The Henrys are at it again. And it's glorious.

In a world full of wannabe slide people and
instrumental crapola, Don Rooke and
company have again distinguished
themselves as one of the most outstanding
and original outfits we've ever heard.

Why is it so hard to find music this original?
Because it takes talent, first of all, and
because it's damn hard to make a living
when you're this musically fearless. God
bless the Toronto Arts Council (and the
Music Section of the Canada Council for the
Arts), what a civilized country that is. I swear,
half of the great music I hear anymore is
coming from Canada.

"Recorded at Cellars and Spare
Bedrooms," Joyous Porous finds our sonic
heroes in outrageous form. As you might
have gathered from our previous review of
this stellar band, The Henrys are essentially
comprised of slide master Don Rooke (yo!),
trumpetist Michael White, and bassist David
Piltch. The unbelievable guest melodies and
vocals of Mary Margaret O'Hara send chills
right up my spine every time, Lord Almighty!

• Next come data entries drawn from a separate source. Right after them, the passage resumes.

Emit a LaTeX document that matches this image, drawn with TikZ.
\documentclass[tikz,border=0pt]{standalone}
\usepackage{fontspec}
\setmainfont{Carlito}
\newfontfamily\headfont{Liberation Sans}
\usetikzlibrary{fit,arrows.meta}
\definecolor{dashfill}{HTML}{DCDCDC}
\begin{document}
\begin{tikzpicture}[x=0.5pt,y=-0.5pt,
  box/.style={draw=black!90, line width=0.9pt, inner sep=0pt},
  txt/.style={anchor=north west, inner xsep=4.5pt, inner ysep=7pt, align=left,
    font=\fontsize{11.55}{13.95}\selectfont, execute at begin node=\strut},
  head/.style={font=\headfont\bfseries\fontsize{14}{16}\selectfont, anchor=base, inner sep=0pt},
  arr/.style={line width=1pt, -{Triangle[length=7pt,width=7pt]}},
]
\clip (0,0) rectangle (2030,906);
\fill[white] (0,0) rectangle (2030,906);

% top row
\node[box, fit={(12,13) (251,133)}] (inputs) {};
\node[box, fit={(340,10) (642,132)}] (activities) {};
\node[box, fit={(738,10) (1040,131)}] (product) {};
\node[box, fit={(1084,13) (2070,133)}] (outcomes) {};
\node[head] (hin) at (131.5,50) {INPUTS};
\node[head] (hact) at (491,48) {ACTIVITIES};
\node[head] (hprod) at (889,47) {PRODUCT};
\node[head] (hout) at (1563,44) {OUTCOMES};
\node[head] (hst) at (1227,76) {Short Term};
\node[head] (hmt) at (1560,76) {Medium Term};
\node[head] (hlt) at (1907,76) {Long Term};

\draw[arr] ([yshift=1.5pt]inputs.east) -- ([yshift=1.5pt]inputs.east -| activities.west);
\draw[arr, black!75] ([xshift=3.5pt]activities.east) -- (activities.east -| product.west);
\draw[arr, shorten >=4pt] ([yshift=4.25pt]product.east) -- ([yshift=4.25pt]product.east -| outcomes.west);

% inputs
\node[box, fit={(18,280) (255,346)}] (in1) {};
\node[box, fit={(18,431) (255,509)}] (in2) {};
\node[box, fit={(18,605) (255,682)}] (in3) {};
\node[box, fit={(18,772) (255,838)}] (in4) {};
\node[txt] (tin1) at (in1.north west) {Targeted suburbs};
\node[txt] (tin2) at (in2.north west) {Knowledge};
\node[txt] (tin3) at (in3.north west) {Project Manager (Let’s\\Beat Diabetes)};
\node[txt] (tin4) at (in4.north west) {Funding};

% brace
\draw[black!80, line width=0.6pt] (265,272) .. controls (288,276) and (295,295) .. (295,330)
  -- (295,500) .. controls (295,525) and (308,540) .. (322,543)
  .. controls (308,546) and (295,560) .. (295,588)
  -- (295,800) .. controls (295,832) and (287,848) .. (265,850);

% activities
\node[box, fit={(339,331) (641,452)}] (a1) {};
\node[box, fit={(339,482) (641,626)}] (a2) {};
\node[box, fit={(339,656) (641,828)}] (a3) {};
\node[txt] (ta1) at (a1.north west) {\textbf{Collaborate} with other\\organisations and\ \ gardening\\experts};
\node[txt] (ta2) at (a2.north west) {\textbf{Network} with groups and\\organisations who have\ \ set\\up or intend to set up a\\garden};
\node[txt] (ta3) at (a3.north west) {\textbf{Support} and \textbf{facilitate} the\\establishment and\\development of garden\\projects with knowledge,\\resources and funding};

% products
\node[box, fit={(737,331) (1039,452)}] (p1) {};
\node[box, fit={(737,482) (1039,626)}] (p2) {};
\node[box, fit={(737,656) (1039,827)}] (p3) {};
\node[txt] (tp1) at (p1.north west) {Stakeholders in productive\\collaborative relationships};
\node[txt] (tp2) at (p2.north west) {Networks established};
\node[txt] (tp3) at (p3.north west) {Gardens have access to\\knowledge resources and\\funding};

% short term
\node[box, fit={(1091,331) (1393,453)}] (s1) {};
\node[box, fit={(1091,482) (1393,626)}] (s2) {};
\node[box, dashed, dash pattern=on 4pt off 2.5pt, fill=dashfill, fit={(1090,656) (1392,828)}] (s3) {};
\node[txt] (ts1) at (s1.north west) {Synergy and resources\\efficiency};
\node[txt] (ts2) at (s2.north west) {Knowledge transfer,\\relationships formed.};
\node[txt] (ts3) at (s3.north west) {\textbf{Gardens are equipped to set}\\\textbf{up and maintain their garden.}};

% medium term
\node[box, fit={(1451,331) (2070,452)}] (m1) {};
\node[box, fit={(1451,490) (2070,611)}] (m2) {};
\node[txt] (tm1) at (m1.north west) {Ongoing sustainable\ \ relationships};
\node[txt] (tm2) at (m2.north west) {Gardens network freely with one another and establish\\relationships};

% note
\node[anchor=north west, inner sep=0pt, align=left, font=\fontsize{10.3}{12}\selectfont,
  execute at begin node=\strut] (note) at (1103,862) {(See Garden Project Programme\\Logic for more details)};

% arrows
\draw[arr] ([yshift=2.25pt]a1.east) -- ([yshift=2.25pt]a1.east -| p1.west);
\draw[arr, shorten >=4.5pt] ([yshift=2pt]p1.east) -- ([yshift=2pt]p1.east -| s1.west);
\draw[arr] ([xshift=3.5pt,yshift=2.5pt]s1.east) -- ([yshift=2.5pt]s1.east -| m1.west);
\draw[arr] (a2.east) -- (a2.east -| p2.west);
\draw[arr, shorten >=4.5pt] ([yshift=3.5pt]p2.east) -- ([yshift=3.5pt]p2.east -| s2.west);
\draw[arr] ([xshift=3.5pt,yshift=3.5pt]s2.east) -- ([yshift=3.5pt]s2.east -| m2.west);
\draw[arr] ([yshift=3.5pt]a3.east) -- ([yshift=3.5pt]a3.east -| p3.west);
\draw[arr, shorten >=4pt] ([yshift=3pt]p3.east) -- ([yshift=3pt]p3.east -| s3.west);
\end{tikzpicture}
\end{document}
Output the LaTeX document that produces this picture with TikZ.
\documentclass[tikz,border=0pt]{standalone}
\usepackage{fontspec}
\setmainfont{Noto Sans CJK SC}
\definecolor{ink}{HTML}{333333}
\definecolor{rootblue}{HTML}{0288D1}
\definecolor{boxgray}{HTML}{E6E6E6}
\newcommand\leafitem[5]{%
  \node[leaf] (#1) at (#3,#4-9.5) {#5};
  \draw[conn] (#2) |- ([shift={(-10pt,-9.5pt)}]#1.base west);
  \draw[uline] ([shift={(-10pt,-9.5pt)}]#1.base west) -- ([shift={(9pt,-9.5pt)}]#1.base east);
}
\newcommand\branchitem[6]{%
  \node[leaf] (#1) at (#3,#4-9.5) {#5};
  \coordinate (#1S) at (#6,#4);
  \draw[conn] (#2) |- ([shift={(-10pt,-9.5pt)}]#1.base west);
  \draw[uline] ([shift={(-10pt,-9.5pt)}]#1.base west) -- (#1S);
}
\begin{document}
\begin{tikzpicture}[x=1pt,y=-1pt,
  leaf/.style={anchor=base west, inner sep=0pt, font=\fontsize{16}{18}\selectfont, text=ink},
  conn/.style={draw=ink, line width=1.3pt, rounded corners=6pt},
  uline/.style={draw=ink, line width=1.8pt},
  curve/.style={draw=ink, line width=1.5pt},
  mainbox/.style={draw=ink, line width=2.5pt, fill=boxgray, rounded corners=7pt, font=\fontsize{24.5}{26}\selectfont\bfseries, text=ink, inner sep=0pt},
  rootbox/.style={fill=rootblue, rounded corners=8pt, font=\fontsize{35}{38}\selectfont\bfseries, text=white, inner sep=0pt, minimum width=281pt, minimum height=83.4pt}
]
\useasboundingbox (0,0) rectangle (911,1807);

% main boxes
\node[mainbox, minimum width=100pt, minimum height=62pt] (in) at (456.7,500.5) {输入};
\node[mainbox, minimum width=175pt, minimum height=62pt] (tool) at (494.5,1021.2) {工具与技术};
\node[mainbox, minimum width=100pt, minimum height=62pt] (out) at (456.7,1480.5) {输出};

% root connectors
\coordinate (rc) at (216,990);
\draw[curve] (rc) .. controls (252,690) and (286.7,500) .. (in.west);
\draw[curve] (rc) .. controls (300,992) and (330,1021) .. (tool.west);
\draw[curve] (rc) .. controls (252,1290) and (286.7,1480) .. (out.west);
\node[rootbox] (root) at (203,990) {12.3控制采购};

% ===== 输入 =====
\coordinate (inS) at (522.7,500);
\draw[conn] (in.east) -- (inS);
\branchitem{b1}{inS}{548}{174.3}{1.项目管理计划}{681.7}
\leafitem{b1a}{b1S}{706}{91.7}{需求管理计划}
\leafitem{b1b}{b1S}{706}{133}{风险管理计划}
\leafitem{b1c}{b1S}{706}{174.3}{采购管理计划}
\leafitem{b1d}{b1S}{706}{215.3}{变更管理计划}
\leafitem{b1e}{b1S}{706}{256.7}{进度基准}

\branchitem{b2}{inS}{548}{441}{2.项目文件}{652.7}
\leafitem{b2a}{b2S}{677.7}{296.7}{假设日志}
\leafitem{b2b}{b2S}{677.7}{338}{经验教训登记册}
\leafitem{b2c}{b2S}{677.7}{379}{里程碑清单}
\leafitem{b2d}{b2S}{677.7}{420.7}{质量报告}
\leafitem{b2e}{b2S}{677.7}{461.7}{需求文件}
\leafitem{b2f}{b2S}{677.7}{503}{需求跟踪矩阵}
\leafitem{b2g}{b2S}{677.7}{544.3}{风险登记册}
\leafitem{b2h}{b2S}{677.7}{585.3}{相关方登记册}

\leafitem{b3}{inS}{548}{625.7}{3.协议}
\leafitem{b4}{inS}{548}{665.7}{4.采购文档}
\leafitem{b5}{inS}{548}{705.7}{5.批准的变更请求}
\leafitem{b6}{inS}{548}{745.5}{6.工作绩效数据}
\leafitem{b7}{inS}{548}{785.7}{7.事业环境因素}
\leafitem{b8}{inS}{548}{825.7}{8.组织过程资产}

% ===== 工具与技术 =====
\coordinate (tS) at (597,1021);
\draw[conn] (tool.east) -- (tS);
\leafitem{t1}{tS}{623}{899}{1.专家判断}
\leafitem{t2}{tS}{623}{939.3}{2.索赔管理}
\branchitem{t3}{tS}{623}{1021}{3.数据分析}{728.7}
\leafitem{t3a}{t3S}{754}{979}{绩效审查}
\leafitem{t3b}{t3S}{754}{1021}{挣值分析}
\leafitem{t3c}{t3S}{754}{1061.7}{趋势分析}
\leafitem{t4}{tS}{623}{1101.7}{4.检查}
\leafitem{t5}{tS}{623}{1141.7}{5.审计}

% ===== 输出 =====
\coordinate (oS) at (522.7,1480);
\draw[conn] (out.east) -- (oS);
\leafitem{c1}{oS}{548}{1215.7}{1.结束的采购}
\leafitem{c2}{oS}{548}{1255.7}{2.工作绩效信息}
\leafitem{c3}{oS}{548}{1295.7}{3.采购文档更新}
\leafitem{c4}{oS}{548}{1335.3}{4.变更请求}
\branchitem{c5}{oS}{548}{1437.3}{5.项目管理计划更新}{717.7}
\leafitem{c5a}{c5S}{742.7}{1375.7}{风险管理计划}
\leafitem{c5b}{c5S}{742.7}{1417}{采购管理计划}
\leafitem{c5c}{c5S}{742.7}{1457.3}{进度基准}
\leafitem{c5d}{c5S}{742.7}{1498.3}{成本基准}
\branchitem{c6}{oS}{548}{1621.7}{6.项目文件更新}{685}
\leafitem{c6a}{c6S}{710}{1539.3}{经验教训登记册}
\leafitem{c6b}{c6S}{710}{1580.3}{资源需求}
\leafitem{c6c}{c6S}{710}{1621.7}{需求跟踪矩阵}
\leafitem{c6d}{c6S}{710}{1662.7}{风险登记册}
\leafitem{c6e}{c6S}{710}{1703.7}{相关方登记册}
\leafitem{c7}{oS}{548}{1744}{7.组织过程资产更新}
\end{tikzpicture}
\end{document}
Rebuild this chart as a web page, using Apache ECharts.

The compositions are as good as the
playing is, and that's saying an awful lot. On
top of that, the renditions of Charles Mingus'
"Goodbye Pork Pie Hat" and the 30s classic
"Maria Elena" are right outta this frickin
world. These folks are deeply whacked and
profoundly talented.

I'm not kidding. Get this album, it will help
you open up your mind and your spirit. Most
records today will not do that. They're
conceived with too many parameters and
expectations in mind. I don't get the
impression here that there's anything
necessarily hanging in the balance of the
CD's acceptance, and the unique beauty of
the work is, on the other hand, unmistakable.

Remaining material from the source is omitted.